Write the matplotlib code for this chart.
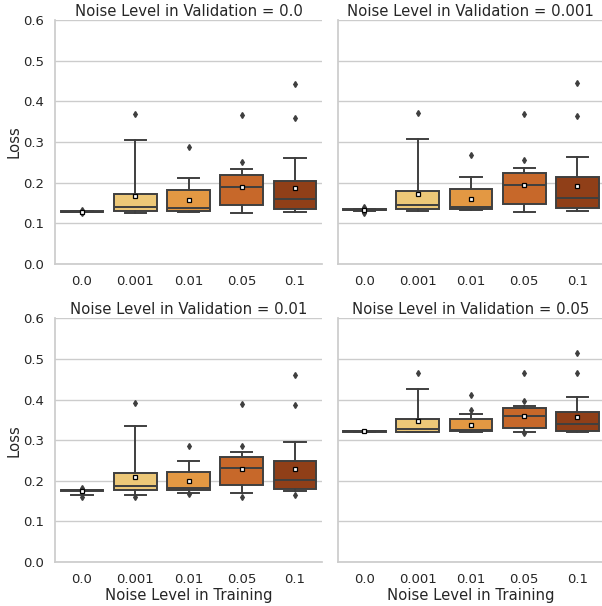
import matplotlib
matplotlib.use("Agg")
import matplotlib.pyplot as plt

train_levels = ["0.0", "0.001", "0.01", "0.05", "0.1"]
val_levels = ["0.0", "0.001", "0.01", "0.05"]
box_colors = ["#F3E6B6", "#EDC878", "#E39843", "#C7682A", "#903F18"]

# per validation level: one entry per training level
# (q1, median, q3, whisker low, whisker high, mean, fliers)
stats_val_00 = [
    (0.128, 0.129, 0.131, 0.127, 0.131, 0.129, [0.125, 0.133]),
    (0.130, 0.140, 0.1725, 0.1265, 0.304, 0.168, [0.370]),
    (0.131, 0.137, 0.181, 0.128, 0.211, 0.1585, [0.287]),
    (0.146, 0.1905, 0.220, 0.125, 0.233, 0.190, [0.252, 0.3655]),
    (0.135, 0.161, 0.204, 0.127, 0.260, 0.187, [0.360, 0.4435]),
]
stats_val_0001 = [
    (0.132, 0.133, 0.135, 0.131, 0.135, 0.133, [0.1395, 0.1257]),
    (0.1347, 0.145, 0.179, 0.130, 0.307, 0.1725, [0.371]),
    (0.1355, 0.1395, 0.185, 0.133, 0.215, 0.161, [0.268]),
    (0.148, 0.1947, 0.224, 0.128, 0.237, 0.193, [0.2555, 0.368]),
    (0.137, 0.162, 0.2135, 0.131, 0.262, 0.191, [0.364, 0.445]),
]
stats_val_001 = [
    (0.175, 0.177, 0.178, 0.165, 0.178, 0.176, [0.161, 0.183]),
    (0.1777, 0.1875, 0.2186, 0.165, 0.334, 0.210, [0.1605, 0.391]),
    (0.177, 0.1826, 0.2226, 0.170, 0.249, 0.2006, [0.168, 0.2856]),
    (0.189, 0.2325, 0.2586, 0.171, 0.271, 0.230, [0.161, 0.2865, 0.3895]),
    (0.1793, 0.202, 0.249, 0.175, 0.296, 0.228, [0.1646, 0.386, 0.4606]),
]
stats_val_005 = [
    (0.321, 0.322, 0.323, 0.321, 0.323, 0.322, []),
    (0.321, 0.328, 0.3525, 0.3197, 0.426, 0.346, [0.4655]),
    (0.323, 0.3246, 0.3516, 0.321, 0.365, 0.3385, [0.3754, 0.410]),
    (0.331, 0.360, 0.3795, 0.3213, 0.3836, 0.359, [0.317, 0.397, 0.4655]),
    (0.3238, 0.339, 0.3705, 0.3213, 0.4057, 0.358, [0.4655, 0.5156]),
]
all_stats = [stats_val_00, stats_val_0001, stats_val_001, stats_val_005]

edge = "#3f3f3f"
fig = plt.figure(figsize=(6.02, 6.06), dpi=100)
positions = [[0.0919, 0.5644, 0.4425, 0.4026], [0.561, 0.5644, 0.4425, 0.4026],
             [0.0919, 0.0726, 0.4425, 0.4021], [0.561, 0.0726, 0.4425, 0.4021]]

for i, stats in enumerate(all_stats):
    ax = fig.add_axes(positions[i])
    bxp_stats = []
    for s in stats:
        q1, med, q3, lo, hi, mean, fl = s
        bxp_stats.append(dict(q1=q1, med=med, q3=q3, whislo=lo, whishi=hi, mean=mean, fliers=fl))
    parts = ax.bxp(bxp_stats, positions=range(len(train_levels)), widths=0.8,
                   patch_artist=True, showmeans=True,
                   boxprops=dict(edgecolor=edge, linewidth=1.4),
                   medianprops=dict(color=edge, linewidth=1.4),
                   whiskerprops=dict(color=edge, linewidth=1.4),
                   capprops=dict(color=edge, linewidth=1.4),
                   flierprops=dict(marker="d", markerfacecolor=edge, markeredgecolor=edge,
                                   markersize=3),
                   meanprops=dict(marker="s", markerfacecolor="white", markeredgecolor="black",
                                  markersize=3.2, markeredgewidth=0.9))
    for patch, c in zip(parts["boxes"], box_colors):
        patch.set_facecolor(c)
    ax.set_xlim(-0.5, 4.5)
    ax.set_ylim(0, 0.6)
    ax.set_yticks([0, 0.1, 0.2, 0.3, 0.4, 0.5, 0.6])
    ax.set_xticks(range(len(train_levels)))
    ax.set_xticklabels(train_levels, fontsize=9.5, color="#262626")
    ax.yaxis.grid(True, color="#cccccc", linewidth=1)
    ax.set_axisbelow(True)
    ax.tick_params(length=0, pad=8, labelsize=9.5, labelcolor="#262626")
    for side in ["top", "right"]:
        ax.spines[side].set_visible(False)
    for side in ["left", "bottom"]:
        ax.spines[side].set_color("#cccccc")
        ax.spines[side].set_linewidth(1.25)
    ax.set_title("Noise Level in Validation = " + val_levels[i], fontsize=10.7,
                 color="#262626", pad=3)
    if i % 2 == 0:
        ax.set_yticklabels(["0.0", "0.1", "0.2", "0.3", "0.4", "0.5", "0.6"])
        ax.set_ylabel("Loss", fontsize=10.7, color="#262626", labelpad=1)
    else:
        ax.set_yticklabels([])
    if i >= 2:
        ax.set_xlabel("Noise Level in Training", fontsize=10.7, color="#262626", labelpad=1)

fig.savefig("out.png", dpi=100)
==
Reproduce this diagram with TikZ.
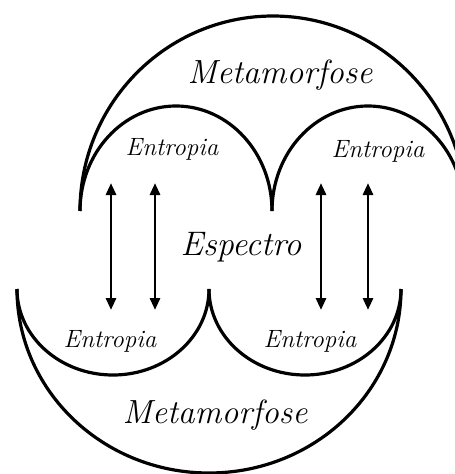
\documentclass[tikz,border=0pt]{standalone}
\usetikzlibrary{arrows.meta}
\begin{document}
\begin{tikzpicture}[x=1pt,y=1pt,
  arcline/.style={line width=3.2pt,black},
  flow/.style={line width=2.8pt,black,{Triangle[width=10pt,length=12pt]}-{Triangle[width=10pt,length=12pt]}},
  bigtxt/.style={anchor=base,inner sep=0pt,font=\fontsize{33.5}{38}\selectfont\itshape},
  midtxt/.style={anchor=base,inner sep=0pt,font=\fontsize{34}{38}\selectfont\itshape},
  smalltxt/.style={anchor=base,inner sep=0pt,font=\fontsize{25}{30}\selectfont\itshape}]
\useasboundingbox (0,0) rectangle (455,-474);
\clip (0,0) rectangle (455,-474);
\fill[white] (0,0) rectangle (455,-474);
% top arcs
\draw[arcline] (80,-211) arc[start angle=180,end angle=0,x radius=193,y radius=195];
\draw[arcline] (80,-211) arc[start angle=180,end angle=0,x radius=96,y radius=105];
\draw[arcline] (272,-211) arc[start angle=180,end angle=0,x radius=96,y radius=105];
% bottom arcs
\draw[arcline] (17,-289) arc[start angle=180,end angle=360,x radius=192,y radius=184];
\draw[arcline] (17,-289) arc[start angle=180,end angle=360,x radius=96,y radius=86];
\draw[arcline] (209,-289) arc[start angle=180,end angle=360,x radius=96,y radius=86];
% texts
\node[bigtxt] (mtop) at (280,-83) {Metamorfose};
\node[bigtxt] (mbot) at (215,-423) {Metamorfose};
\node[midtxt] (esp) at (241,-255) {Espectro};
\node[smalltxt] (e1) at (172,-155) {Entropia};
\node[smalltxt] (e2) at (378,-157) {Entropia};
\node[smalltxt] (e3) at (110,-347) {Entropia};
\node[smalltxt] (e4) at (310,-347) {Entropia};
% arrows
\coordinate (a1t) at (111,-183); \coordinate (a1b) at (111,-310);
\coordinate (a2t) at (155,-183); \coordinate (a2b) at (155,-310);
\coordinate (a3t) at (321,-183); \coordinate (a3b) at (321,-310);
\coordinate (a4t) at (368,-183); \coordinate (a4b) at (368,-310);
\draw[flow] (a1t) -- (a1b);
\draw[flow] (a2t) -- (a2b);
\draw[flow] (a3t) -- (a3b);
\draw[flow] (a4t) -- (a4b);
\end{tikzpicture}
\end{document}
==
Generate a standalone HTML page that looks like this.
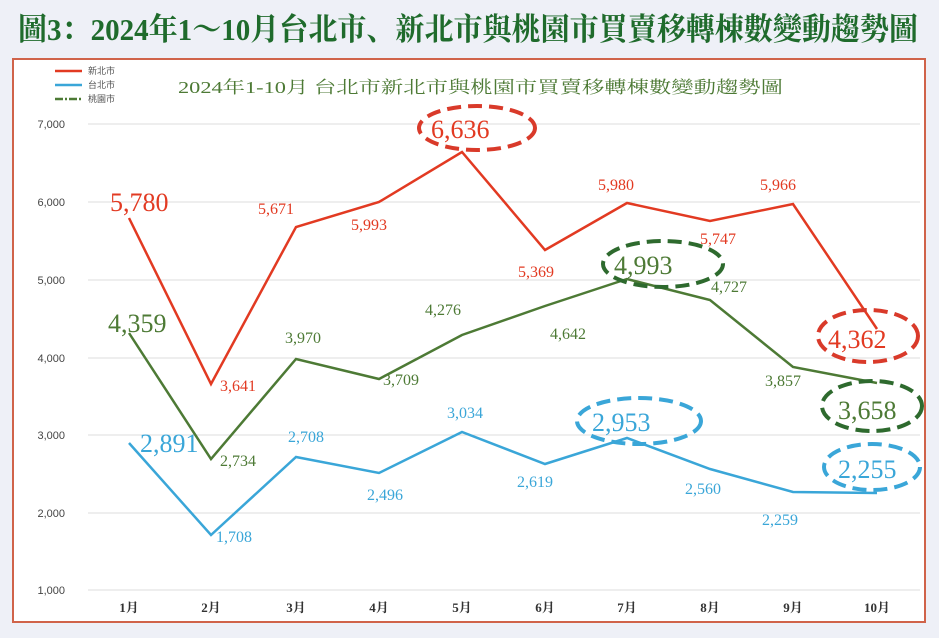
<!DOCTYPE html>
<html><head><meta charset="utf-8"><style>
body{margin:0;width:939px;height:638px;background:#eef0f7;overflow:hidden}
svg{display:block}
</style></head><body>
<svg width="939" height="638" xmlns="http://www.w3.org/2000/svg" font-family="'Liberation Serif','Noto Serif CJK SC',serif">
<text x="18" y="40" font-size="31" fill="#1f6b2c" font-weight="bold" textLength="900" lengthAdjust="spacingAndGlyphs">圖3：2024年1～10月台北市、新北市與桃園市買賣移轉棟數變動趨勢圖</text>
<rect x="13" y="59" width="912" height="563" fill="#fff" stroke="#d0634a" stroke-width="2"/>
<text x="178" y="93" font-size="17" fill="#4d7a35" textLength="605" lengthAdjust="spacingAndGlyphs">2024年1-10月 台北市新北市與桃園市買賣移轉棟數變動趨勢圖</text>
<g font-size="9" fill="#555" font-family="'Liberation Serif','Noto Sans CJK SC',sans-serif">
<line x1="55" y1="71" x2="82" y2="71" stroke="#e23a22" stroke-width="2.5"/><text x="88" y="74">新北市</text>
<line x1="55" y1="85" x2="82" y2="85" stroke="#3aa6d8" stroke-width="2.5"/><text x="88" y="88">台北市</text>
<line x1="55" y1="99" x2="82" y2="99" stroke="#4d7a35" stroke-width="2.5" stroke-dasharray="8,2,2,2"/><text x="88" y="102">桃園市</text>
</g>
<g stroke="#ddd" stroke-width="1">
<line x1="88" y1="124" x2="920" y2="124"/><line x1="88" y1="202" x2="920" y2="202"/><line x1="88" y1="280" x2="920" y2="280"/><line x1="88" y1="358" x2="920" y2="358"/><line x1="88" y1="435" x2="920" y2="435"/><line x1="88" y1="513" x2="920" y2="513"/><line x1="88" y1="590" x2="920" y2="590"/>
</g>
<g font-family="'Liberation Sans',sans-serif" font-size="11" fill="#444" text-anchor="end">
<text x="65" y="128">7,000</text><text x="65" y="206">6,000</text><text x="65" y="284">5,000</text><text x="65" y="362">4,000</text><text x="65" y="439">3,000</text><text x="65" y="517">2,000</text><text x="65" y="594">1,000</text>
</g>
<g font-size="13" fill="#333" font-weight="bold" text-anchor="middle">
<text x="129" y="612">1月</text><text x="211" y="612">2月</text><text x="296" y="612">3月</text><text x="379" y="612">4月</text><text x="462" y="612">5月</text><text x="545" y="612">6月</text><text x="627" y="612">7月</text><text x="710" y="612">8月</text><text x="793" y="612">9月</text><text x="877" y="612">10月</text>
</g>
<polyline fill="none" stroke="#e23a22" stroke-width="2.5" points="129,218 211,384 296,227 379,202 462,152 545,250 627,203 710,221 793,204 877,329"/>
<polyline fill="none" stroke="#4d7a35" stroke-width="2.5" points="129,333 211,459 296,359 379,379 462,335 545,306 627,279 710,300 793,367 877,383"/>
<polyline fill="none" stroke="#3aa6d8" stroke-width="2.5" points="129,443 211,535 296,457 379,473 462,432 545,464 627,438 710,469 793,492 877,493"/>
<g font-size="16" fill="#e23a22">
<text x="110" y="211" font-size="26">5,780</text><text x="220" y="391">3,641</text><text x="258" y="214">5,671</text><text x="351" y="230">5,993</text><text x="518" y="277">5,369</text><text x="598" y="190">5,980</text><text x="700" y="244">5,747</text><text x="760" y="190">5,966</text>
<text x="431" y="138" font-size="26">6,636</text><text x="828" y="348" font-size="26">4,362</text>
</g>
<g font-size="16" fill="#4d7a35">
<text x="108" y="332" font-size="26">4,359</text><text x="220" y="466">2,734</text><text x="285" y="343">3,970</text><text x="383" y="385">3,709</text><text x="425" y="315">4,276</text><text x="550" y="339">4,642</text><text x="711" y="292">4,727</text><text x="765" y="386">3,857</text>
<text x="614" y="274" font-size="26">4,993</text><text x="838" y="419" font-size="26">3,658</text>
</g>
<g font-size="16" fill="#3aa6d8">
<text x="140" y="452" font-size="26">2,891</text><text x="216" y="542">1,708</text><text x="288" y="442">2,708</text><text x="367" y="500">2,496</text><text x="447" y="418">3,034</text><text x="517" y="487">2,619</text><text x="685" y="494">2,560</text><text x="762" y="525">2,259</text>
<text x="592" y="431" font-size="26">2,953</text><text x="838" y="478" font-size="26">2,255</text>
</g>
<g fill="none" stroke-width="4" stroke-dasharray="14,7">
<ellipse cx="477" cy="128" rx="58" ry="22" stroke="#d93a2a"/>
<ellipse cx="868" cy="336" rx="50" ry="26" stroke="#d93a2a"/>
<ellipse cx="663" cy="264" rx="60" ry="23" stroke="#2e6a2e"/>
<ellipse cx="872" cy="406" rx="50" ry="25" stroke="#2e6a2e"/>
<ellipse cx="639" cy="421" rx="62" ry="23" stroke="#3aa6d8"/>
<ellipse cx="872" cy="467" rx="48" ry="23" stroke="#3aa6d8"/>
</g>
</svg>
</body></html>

To be done – Look through the entries above for the word "standalone". Copy every line where it shows up.

Answer to the exercise –
\documentclass[tikz,border=0pt]{standalone}
Generate a standalone HTML page that looks like this.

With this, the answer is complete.